**AIM**
Leaving the pictures out, print the lines from the first line of the listing through the line containing "range_d = [360.0, 448.0]", exactly as they read, and no others.

**RECORDED DATA**
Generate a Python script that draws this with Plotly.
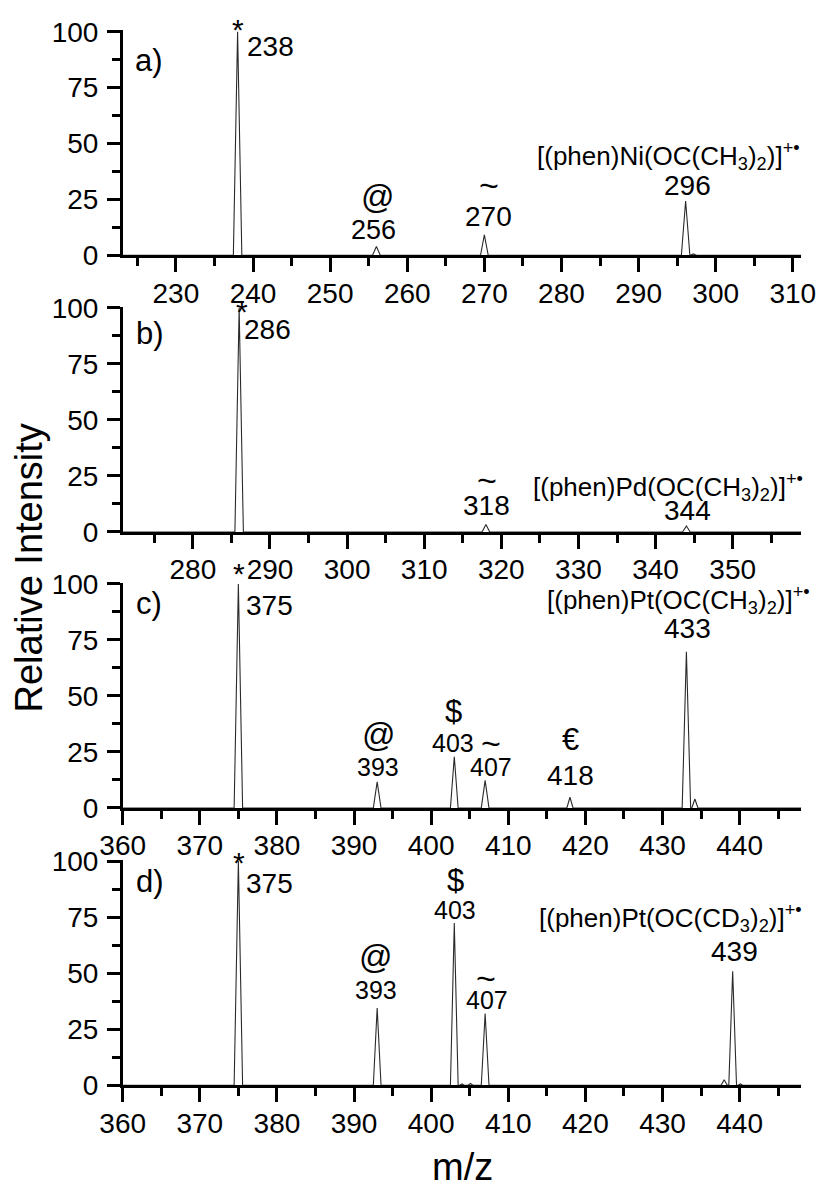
import plotly.graph_objects as go

W, H = 824, 1189
FONT = "Arial, 'Liberation Sans', sans-serif"

# ---------------- data ----------------
# panel ranges (m/z)
range_a = [223.1, 311.1]
range_b = [270.9, 358.9]
range_c = [360.0, 448.0]
range_d = [360.0, 448.0]

# peak centres (m/z), relative intensities and half base widths
peaks_a_mz = [238.0, 256.0, 270.0, 296.1, 297.1]
peaks_a_int = [100.0, 3.9, 9.1, 24.3, 0.6]
peaks_a_hw = [0.55, 0.5, 0.5, 0.55, 0.4]

peaks_b_mz = [286.0, 318.0, 344.0]
peaks_b_int = [100.0, 3.4, 2.7]
peaks_b_hw = [0.55, 0.5, 0.5]

peaks_c_mz = [375.0, 393.0, 403.0, 407.0, 418.0, 433.1, 434.2]
peaks_c_int = [100.0, 11.7, 22.9, 12.3, 4.8, 69.8, 4.0]
peaks_c_hw = [0.55, 0.5, 0.5, 0.5, 0.4, 0.55, 0.4]

peaks_d_mz = [375.0, 393.0, 403.0, 404.0, 405.1, 407.0, 438.0, 439.1, 440.1]
peaks_d_int = [100.0, 34.5, 72.3, 0.6, 0.8, 32.0, 2.5, 50.8, 0.6]
peaks_d_hw = [0.55, 0.5, 0.5, 0.3, 0.3, 0.5, 0.4, 0.5, 0.3]

# tick values
y_ticks = [0, 25, 50, 75, 100]

# annotations: (text, x, y, size, xanchor)
labels_a = [
    ("*", 238.1, 101.0, 30, "center"),
    ("238", 239.0, 93.3, 28, "left"),
    ("a)", 224.4, 87.3, 31, "left"),
    ("@", 256.2, 26.2, 33, "center"),
    ("256", 255.6, 11.3, 27, "center"),
    ("~", 270.6, 31.4, 34, "center"),
    ("270", 270.5, 17.3, 28, "center"),
    ("296", 296.3, 31.4, 28, "center"),
]
formula_a = ("[(phen)Ni(OC(CH<sub>3</sub>)<sub>2</sub>)]<sup>+•</sup>", 311.2, 44.5)

labels_b = [
    ("*", 286.4, 98.5, 30, "center"),
    ("286", 286.4, 90.2, 28, "left"),
    ("b)", 272.3, 88.7, 31, "left"),
    ("~", 318.1, 23.2, 34, "center"),
    ("318", 318.1, 12.0, 28, "center"),
    ("344", 344.1, 9.8, 28, "center"),
]
formula_b = ("[(phen)Pd(OC(CH<sub>3</sub>)<sub>2</sub>)]<sup>+•</sup>", 359.4, 20.2)

labels_c = [
    ("*", 375.1, 104.5, 30, "center"),
    ("375", 375.7, 90.6, 28, "left"),
    ("c)", 361.4, 91.5, 31, "left"),
    ("@", 393.2, 32.6, 33, "center"),
    ("393", 393.1, 18.5, 25, "center"),
    ("$", 402.9, 43.0, 31, "center"),
    ("403", 402.8, 28.9, 25, "center"),
    ("~", 407.8, 28.9, 34, "center"),
    ("407", 407.8, 18.5, 25, "center"),
    ("€", 418.1, 30.4, 31, "center"),
    ("418", 418.1, 14.7, 28, "center"),
    ("433", 433.3, 80.2, 28, "center"),
]
formula_c = ("[(phen)Pt(OC(CH<sub>3</sub>)<sub>2</sub>)]<sup>+•</sup>", 449.4, 92.9)

labels_d = [
    ("*", 375.1, 99.5, 30, "center"),
    ("375", 375.7, 90.0, 28, "left"),
    ("d)", 361.4, 90.8, 31, "left"),
    ("$", 403.2, 91.5, 31, "center"),
    ("403", 403.1, 78.2, 25, "center"),
    ("@", 392.9, 57.3, 33, "center"),
    ("393", 392.9, 42.5, 25, "center"),
    ("~", 407.1, 47.7, 34, "center"),
    ("407", 407.2, 38.0, 25, "center"),
    ("439", 439.3, 59.6, 28, "center"),
]
formula_d = ("[(phen)Pt(OC(CD<sub>3</sub>)<sub>2</sub>)]<sup>+•</sup>", 448.3, 74.4)

y_title = "Relative Intensity"
x_title = "m/z"

# ---------------- layout geometry (pixels) ----------------
x_left_px, x_right_px = 122.7, 801.3
panel_px = [(31.7, 255.3), (308.0, 532.0), (584.0, 808.0), (861.0, 1085.3)]
YMAX = 100.6


def profile(rng, mz, inten, hw):
    xs, ys = [rng[0]], [0.0]
    for c, h, w in sorted(zip(mz, inten, hw)):
        xs += [c - w, c, c + w]
        ys += [0.0, h, 0.0]
    xs.append(rng[1])
    ys.append(0.0)
    return xs, ys


panels = [
    (range_a, peaks_a_mz, peaks_a_int, peaks_a_hw, labels_a, formula_a),
    (range_b, peaks_b_mz, peaks_b_int, peaks_b_hw, labels_b, formula_b),
    (range_c, peaks_c_mz, peaks_c_int, peaks_c_hw, labels_c, formula_c),
    (range_d, peaks_d_mz, peaks_d_int, peaks_d_hw, labels_d, formula_d),
]

fig = go.Figure()
annotations = []
layout = {}
for i, (rng, mz, inten, hw, labs, form) in enumerate(panels):
    n = i + 1
    xa = "x" if n == 1 else f"x{n}"
    ya = "y" if n == 1 else f"y{n}"
    xs, ys = profile(rng, mz, inten, hw)
    fig.add_trace(go.Scatter(x=xs, y=ys, mode="lines", xaxis=xa, yaxis=ya,
                             line=dict(color="#2a2a2a", width=1.1),
                             showlegend=False, hoverinfo="skip"))
    top_px, bot_px = panel_px[i]
    px_per_y = (bot_px - top_px) / 100.0
    px_per_x = (x_right_px - x_left_px) / (rng[1] - rng[0])
    top_adj = bot_px - px_per_y * YMAX
    dom_y = [1 - bot_px / H, 1 - top_adj / H]
    dom_x = [x_left_px / W, x_right_px / W]
    axis_common = dict(showline=True, linecolor="black", linewidth=2.5,
                       ticks="outside", tickcolor="black", tickwidth=2.5,
                       showgrid=False, zeroline=False, automargin=False,
                       tickfont=dict(family=FONT, size=28, color="black"))
    layout[f"xaxis{'' if n == 1 else n}"] = dict(
        domain=dom_x, range=rng, anchor=ya, dtick=10, tick0=0, ticklen=14,
        minor=dict(dtick=5, tick0=0, ticklen=8, tickwidth=2.5, tickcolor="black", ticks="outside"),
        ticklabelstandoff=-3, **axis_common)
    layout[f"yaxis{'' if n == 1 else n}"] = dict(
        domain=dom_y, range=[0, YMAX], anchor=xa, tickvals=y_ticks, ticklen=13,
        minor=dict(dtick=12.5, tick0=0, ticklen=8, tickwidth=2.5, tickcolor="black", ticks="outside"),
        ticklabelstandoff=3, **axis_common)

    def add(text, x, y, size, xan):
        # keep the anchor inside the visible range, move the rest with pixel shifts
        xc = min(max(x, rng[0]), rng[1])
        yc = min(max(y, 0.0), YMAX)
        annotations.append(dict(text=text, x=xc, y=yc, xref=xa, yref=ya, showarrow=False,
                                xshift=(x - xc) * px_per_x, yshift=(y - yc) * px_per_y,
                                xanchor=xan, yanchor="middle",
                                font=dict(family=FONT, size=size, color="black")))

    for (t, x, y, s, xan) in labs:
        add(t, x, y, s, xan)
    ft, fx, fy = form
    add(ft, fx, fy, 26, "right")

annotations.append(dict(text=y_title, x=28.5 / W, y=1 - 568 / H, xref="paper", yref="paper",
                        textangle=-90, showarrow=False, xanchor="center", yanchor="middle",
                        font=dict(family=FONT, size=38, color="black")))
annotations.append(dict(text=x_title, x=462 / W, y=1 - 1167 / H, xref="paper", yref="paper",
                        showarrow=False, xanchor="center", yanchor="middle",
                        font=dict(family=FONT, size=38, color="black")))

fig.update_layout(width=W, height=H, margin=dict(l=0, r=0, t=0, b=0, autoexpand=False),
                  paper_bgcolor="white", plot_bgcolor="white",
                  annotations=annotations, **layout)
fig.write_html("out.html")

**EXERCISE RESULT**
Generate a Python script that draws this with Plotly.
import plotly.graph_objects as go

W, H = 824, 1189
FONT = "Arial, 'Liberation Sans', sans-serif"

# ---------------- data ----------------
# panel ranges (m/z)
range_a = [223.1, 311.1]
range_b = [270.9, 358.9]
range_c = [360.0, 448.0]
range_d = [360.0, 448.0]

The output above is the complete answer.